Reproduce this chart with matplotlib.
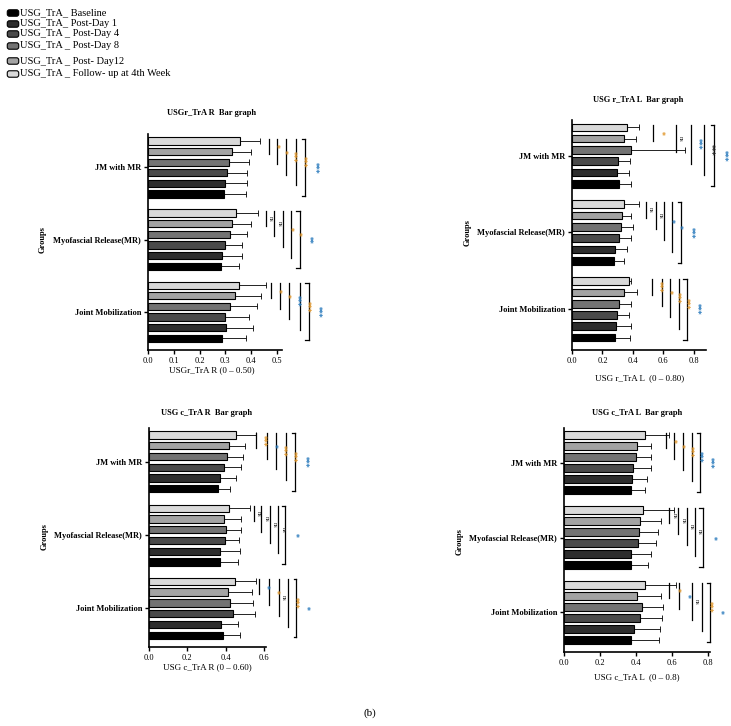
import numpy as np
import matplotlib
matplotlib.use("Agg")
import matplotlib.pyplot as plt
from matplotlib.patches import FancyBboxPatch

plt.rcParams['font.family'] = ['Liberation Serif', 'DejaVu Serif']

W, H = 731, 726

# categories (bottom -> top on the y axis)
groups = ["Joint Mobilization", "Myofascial Release(MR)", "JM with MR"]

# sessions, baseline first (drawn bottom of each group)
sessions = ["USG_TrA_ Baseline", "USG_TrA_ Post-Day 1", "USG_TrA _ Post-Day 4",
            "USG_TrA _ Post-Day 8", "USG_TrA _ Post- Day12",
            "USG_TrA _ Follow- up at 4th Week"]
colors = ['#000000', '#2d2d2d', '#4a4a4a', '#737373', '#a3a3a3', '#d9d9d9']

# --- panel values: rows = groups (JM, MR, JM with MR), cols = sessions ---
r_R_mean = [[0.286, 0.303, 0.300, 0.319, 0.338, 0.355],
            [0.285, 0.286, 0.300, 0.319, 0.325, 0.341],
            [0.295, 0.297, 0.308, 0.316, 0.325, 0.358]]
r_R_sd = [[0.095, 0.104, 0.090, 0.103, 0.100, 0.104],
          [0.070, 0.078, 0.064, 0.067, 0.074, 0.084],
          [0.086, 0.086, 0.075, 0.074, 0.074, 0.078]]

r_L_mean = [[0.280, 0.290, 0.295, 0.310, 0.340, 0.376],
            [0.273, 0.280, 0.310, 0.320, 0.326, 0.340],
            [0.310, 0.295, 0.300, 0.390, 0.340, 0.360]]
r_L_sd = [[0.100, 0.100, 0.081, 0.080, 0.090, 0.010],
          [0.067, 0.080, 0.080, 0.080, 0.064, 0.100],
          [0.080, 0.081, 0.080, 0.350, 0.080, 0.080]]

c_R_mean = [[0.386, 0.374, 0.438, 0.420, 0.412, 0.447],
            [0.369, 0.372, 0.397, 0.400, 0.393, 0.417],
            [0.358, 0.372, 0.390, 0.409, 0.417, 0.456]]
c_R_sd = [[0.087, 0.090, 0.113, 0.123, 0.124, 0.113],
          [0.097, 0.101, 0.073, 0.080, 0.087, 0.108],
          [0.066, 0.080, 0.090, 0.081, 0.083, 0.101]]

c_L_mean = [[0.374, 0.390, 0.420, 0.433, 0.407, 0.450],
            [0.370, 0.374, 0.410, 0.415, 0.420, 0.439],
            [0.374, 0.380, 0.383, 0.400, 0.407, 0.452]]
c_L_sd = [[0.155, 0.140, 0.124, 0.117, 0.133, 0.170],
          [0.097, 0.111, 0.103, 0.107, 0.120, 0.172],
          [0.078, 0.081, 0.100, 0.080, 0.078, 0.131]]

# significance: (x of line, label, colour) follow-up vs Day12, Day8, Day4, Day1, Baseline
r_R_sig = [[(0.476, '*', 'o'), (0.513, '*', 'o'), (0.549, '***', 'b'), (0.588, '***', 'o'), (0.623, '***', 'b')],
           [(0.457, 'ns', 'k'), (0.490, 'ns', 'k'), (0.522, '*', 'o'), (0.555, '*', 'o'), (0.588, '**', 'b')],
           [(0.470, '*', 'o'), (0.500, '*', 'o'), (0.535, '***', 'o'), (0.575, '***', 'o'), (0.610, '***', 'b')]]
r_L_sig = [[(0.525, '***', 'o'), (0.590, '*', 'o'), (0.645, '***', 'o'), (0.704, '***', 'o'), (0.754, '***', 'b')],
           [(0.487, 'ns', 'k'), (0.551, 'ns', 'k'), (0.605, '*', 'b'), (0.655, '*', 'b'), (0.715, '***', 'b')],
           [(0.535, '*', 'o'), (0.680, 'ns', 'k'), (0.780, '***', 'b'), (0.868, '***', 'k'), (0.933, '***', 'b')]]
c_R_sig = [[(0.573, '*', 'b'), (0.627, '*', 'o'), (0.679, 'ns', 'k'), (0.723, '***', 'o'), (0.769, '*', 'b')],
           [(0.547, 'ns', 'k'), (0.586, 'ns', 'k'), (0.632, 'ns', 'k'), (0.675, 'ns', 'k'), (0.709, '*', 'b')],
           [(0.559, '***', 'o'), (0.615, '*', 'b'), (0.663, '***', 'o'), (0.715, '***', 'o'), (0.760, '***', 'b')]]
c_L_sig = [[(0.585, '*', 'o'), (0.640, '*', 'b'), (0.709, 'ns', 'k'), (0.765, '***', 'o'), (0.811, '*', 'b')],
           [(0.585, 'ns', 'k'), (0.635, 'ns', 'k'), (0.680, 'ns', 'k'), (0.728, 'ns', 'k'), (0.770, '*', 'b')],
           [(0.565, '*', 'o'), (0.612, '*', 'o'), (0.660, '***', 'o'), (0.710, '***', 'b'), (0.757, '***', 'b')]]

sig_colors = {'o': '#e0962a', 'b': '#2b7bbd', 'k': '#222222'}

panels = [
    # mean, sd, sig, [left, top, right, bottom] px, xmax, ticks, title, xlabel, title pos, xlabel pos, groups pos
    (r_R_mean, r_R_sd, r_R_sig, [148, 134, 282, 350], 0.52, [0, 0.1, 0.2, 0.3, 0.4, 0.5],
     "USGr_TrA R  Bar graph", "USGr_TrA R (0 – 0.50)", (212, 113), (212, 370), (43, 240)),
    (r_L_mean, r_L_sd, r_L_sig, [572, 120, 706, 350], 0.88, [0, 0.2, 0.4, 0.6, 0.8],
     "USG r_TrA L  Bar graph", "USG r_TrA L  (0 – 0.80)", (638, 100), (640, 378), (468, 233)),
    (c_R_mean, c_R_sd, c_R_sig, [149, 428, 266, 647], 0.61, [0, 0.2, 0.4, 0.6],
     "USG c_TrA R  Bar graph", "USG c_TrA R (0 – 0.60)", (207, 413), (207, 667), (45, 537)),
    (c_L_mean, c_L_sd, c_L_sig, [564, 428, 710, 652], 0.81, [0, 0.2, 0.4, 0.6, 0.8],
     "USG c_TrA L  Bar graph", "USG c_TrA L  (0 – 0.8)", (637, 413), (637, 677), (460, 542)),
]

fig = plt.figure(figsize=(W / 100, H / 100), dpi=100)

gc = np.array([0.0, 6.8, 13.6])
bar_h = 0.68

for mean, sd, sig, box, xmax, ticks, title, xlab, tpos, xpos, gpos in panels:
    l, t, r, b = box
    ax = fig.add_axes([l / W, 1 - b / H, (r - l) / W, (b - t) / H])
    mean = np.array(mean)
    sd = np.array(sd)
    for k in range(6):
        y = gc + k - 2.5
        ax.barh(y, mean[:, k], height=bar_h, color=colors[k], edgecolor='black', linewidth=0.8, zorder=2)
        ax.errorbar(mean[:, k], y, xerr=[np.zeros(3), sd[:, k]], fmt='none', ecolor='black',
                    elinewidth=0.6, capsize=2, capthick=0.6, zorder=1)
    ax.set_xlim(0, xmax)
    ax.set_ylim(-3.6, 16.75)
    ax.set_xticks(ticks)
    ax.set_xticklabels([f"{v:.1f}" for v in ticks], fontsize=6)
    ax.set_yticks(gc)
    ax.set_yticklabels(groups, fontsize=6, fontweight='bold')
    ax.tick_params(axis='both', length=3, width=1, pad=2)
    for s in ['top', 'right']:
        ax.spines[s].set_visible(False)
    for s in ['left', 'bottom']:
        ax.spines[s].set_linewidth(1.2)

    tick = xmax * 0.025
    for gi in range(3):
        y_top = gc[gi] + 2.5
        for j, (x, lab, col) in enumerate(sig[gi]):
            y_bot = gc[gi] + 2.5 - (j + 1)
            ax.plot([x, x], [y_top + 0.2, y_bot - 0.2], color='black', lw=0.9, clip_on=False)
            off = 1.5
            if j == 4:
                off = 3.5
                ax.plot([x - tick, x], [y_top + 0.2] * 2, color='black', lw=0.9, clip_on=False)
                ax.plot([x - tick, x], [y_bot - 0.2] * 2, color='black', lw=0.9, clip_on=False)
            if lab == 'ns':
                ax.annotate(lab, (x, (y_top + y_bot) / 2), xytext=(off, 0), textcoords='offset points',
                            rotation=270, va='center', ha='left', fontsize=4.5, color=sig_colors[col],
                            annotation_clip=False)
            else:
                ax.annotate(lab, (x, (y_top + y_bot) / 2), xytext=(off, 0), textcoords='offset points',
                            rotation=270, va='center', ha='left', fontsize=5.5, fontweight='bold',
                            color=sig_colors[col], family='DejaVu Sans', annotation_clip=False)

    fig.text(tpos[0] / W, 1 - tpos[1] / H, title, fontsize=6, fontweight='bold', ha='center', va='center')
    fig.text(xpos[0] / W, 1 - xpos[1] / H, xlab, fontsize=6.5, ha='center', va='center')
    fig.text(gpos[0] / W, 1 - gpos[1] / H, "Groups", fontsize=6, fontweight='bold', rotation=90,
             ha='center', va='center')

# legend at top-left
leg_y = [13, 24, 34, 46, 61, 74]
for k in range(6):
    fig.patches.append(FancyBboxPatch((8 / W, 1 - (leg_y[k] + 2.5) / H), 10 / W, 5 / H,
                                      boxstyle="round,pad=0.001,rounding_size=0.003",
                                      facecolor=colors[k], edgecolor='black', linewidth=0.8,
                                      transform=fig.transFigure, figure=fig))
    fig.text(20 / W, 1 - leg_y[k] / H, sessions[k], fontsize=7.5, ha='left', va='center')

fig.text(370 / W, 1 - 713 / H, "(b)", fontsize=8, ha='center', va='center')

fig.savefig("out.png", dpi=100)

· · · ·

What you are asked to do >> Repeat the lines above, starting at the first and stopping after the line that holds "W, H = 731, 726", with the pictures left out.

Task output >>
Reproduce this chart with matplotlib.
import numpy as np
import matplotlib
matplotlib.use("Agg")
import matplotlib.pyplot as plt
from matplotlib.patches import FancyBboxPatch

plt.rcParams['font.family'] = ['Liberation Serif', 'DejaVu Serif']

W, H = 731, 726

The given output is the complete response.